I now conclude the commentary on this book with the matter of Eliyahu [mentioned in the previous verse].  We find that he lived during the time of Achazyahu ben Achav, and it is written that Yehoram ben Achav, as well as Yehoshafat, inquired of Elisha the Prophet.  It is written there (in II Melakhim 3:11), "Here is Elisha, son of Shafat, who poured water over the hands of Eliyahu."  This indicates that [Eliyahu] had already ascended in a storm to heaven, for the text does not say: pours water [in the present]; furthermore, Elisha did not part from Eliyahu, after ministering to him, until Eliyahu's ascent.  Here we find written, after the death of Yehoshafat, in the days of his son Yehoram: "A letter came to him from Eliyahu the Prophet."  This tells us that then [i.e., after his ascent], Eliyahu wrote to him and sent to him.  Had the letter been written prior to his ascent, the text would have said: He found [a letter], or: a letter came to him that Eliyahu had left behind.  There is also no doubt that in the days of our holy Sages he was seen.  May God in His mercy speed his prophecy and soon bring about his coming.

 

The Radak summarizes the Ibn Ezra's words in his own commentary on Divrei Ha-yamim, and the Ralbag adopts a similar logical argument, elaborating on two points that are necessary to complete the proof:

 

A.        Eliyahu's spirit rested on Elisha, making him prophet in his stead, only after he was taken from him, as becomes clear from an examination of what is written in Sefer Melakhim.  Then, Elisha was anointed as prophet in place of Eliyahu, as God had told Eliyahu (I Melakhim 19:16).  That verse also tells us that he would become a prophet only when Eliyahu ceased to be a prophet.

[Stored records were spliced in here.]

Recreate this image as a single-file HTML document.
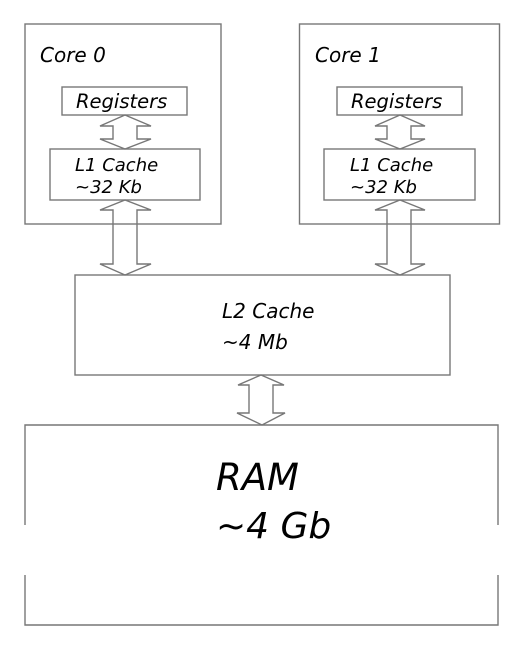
<!DOCTYPE html>
<html><head><style>
html,body{margin:0;padding:0;background:#fff;width:525px;height:650px;overflow:hidden}
svg text{font-family:"DejaVu Sans","Liberation Sans",sans-serif;font-style:italic;fill:#000}
</style></head><body>
<svg width="525" height="650" viewBox="0 0 525 650" xmlns="http://www.w3.org/2000/svg">
<g fill="none" stroke="#777" stroke-width="1.4">
<rect x="25" y="24" width="196" height="200"/>
<rect x="299.5" y="24" width="200" height="200"/>
<rect x="62" y="87" width="125" height="28"/>
<rect x="337" y="87" width="125" height="28"/>
<rect x="50" y="149" width="150" height="51"/>
<rect x="324" y="149" width="151" height="51"/>
<rect x="75" y="275" width="375" height="100"/>
<path d="M25 525 V425 H498 V525 M25 575 V625 H498 V575"/>
<path d="M125 115 L151 126 H137 V139 H151 L125 149 L100 139 H113 V126 H100 Z"/>
<path d="M400 115 L425 126 H411 V139 H425 L400 149 L375 139 H387 V126 H375 Z"/>
<path d="M125 200 L151 210 H137 V264 H151 L125 275 L100 264 H113 V210 H100 Z"/>
<path d="M400 200 L425 210 H411 V264 H425 L400 275 L375 264 H387 V210 H375 Z"/>
<path d="M261 375 L284 385 H273 V413 H285 L262 425 L237 413 H249 V385 H238 Z"/>
</g>
<text x="40" y="62" font-size="20">Core 0</text>
<text x="315" y="62" font-size="20">Core 1</text>
<text x="76" y="108" font-size="19.5">Registers</text>
<text x="351" y="108" font-size="19.5">Registers</text>
<text x="75" y="171" font-size="18">L1 Cache</text>
<text x="75" y="193" font-size="18">~32 Kb</text>
<text x="350" y="171" font-size="18">L1 Cache</text>
<text x="350" y="193" font-size="18">~32 Kb</text>
<text x="222" y="318" font-size="20">L2 Cache</text>
<text x="222" y="349" font-size="20">~4 Mb</text>
<text x="216" y="490" font-size="37">RAM</text>
<text x="216" y="538" font-size="36">~4 Gb</text>
</svg>
</body></html>
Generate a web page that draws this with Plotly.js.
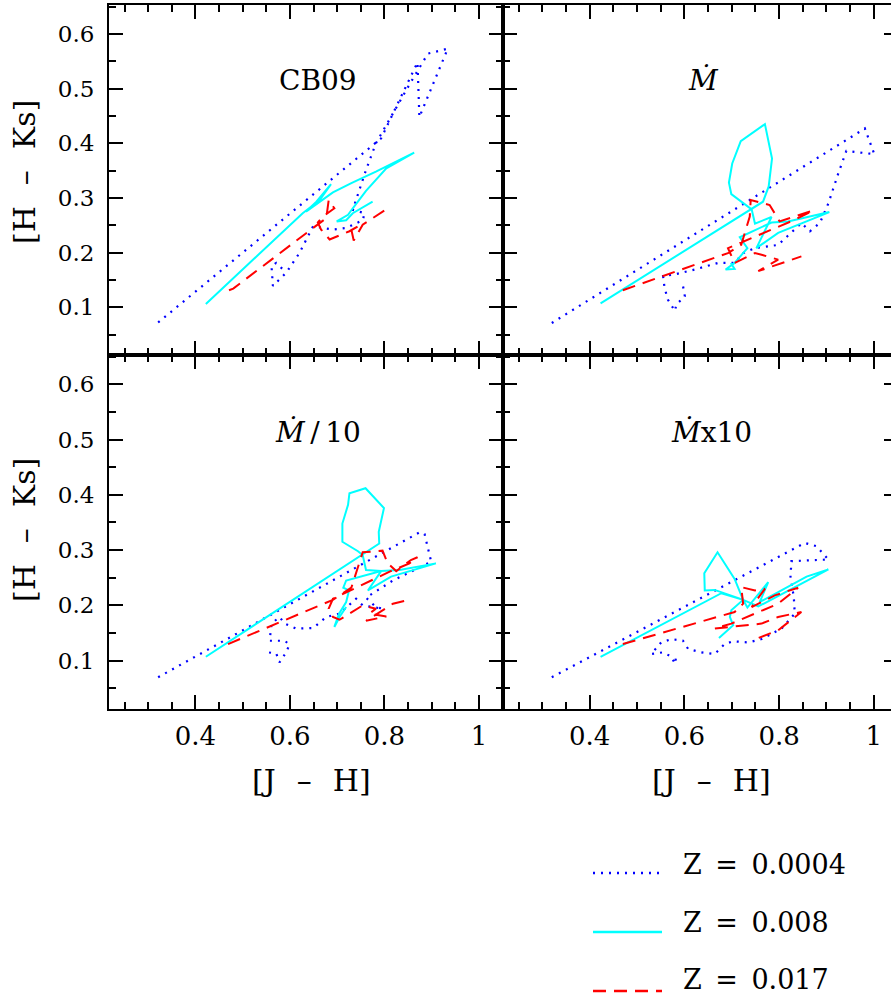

B.         If we do not accept this assumption [that Eliyahu's letter was written after his ascent] then we are forced to posit that Eliyahu prophesized, before this death, that this would be the case [that Yehoram would kill his brothers] and that this would already make him liable for the punishment noted (vv. 14-15).  However, we cannot propose this, for were it so, the punishment for the sin would have been decreed before the person had sinned, and he would have no choice but to sin; this goes against all the roots of the Torah.

 

 

What Conclusion Arises from All of This?

 

The Ralbag uses this as proof for his exegetical approach to Eliyahu's ascent in Sefer Melakhim:

 

It should be clear from this that Eliyahu did not die when he was taken from over Elisha's head…  It is clear that this letter, which came from Eliyahu to Yehoram ben Yehoshafat after the death of Yehoshafat, was after Eliyahu had been taken from over Elisha's head.  Once this matter is clear, it turns out that Eliyahu was, of necessity, alive at the time when Yehoram killed his brothers, which was after he had been taken from over Elisha's head…  Thus we find no indication that Eliyahu died… and his life was wondrously extended, in a miraculous way, as we noted in Sefer Melakhim.

 

According to the Chatam Sofer, too, Eliyahu's letter presents no problem: the angel Eliyahu was sent to write the letter of rebuke to Yehoram ben Yehoshafat, and for this purpose he was revealed in "this world." 

 

But how does the Radak explain the matter?  To his view, we recall, Eliyahu's "ascent" was simply a special manner of death.  How, then, could Eliyahu have written this letter after his own death?  The Radak explains:

 

"A letter came to him from Eliyahu the Prophet" – this was after he had ascended.  What this means is that Eliyahu was revealed in a prophetic vision to one of the prophets, and he put in his mouth the words of this letter and told him to write them in a letter and to bring the letter to Yehoram.  Then [the prophet] told [Yehoram] that this letter had been sent to him by Eliyahu, in order that Yehoram would think that the letter had come to him from the heavens, be contrite, and know that he had performed great evil.

 

This is difficult to understand.  Where do we find any instance of the spirit of a dead prophet appearing to a living prophet, placing words of prophecy in his mouth, and even going so far as to command him to perform certain actions?  Prophecy is supposed to be a connection between God and the prophet, with no one else involved.

 

It seems, then, that Sefer Divrei Ha-yamim represents the earliest instance of Eliyahu's revelation after his ascent, taking place not very long afterward.  This also serves to strengthen the impression created by the literal text in Sefer Melakhim, that Eliyahu does not die.  However we interpret the details of his ascent, what the text appears to be telling us is that Eliyahu continues to exist even afterwards, and obviously his existence has a purpose: he is entrusted to continue his role as an active force in the reality of human history.  Here, in Sefer Divrei Ha-yamim, his role seems to complement the mission that he represents throughout Sefer Melakhim: he is the prophet who rebukes the House of Achav and foretells its end.  Indeed, in his commentary on Sefer Divrei Ha-yamim, the Malbim writes:

 

"A letter from Eliyahu" – this was after he had been taken, and it appears that he is still alive, appearing in this world from time to time, as accepted in the traditions of the Sages.  Since Eliyahu foretold the end of the House of Achav, and since [Yehoram ben Yehoshafat] was Achav's son-in-law, his prophecy applied to him too, such that he would be included in the death of the House of Achav.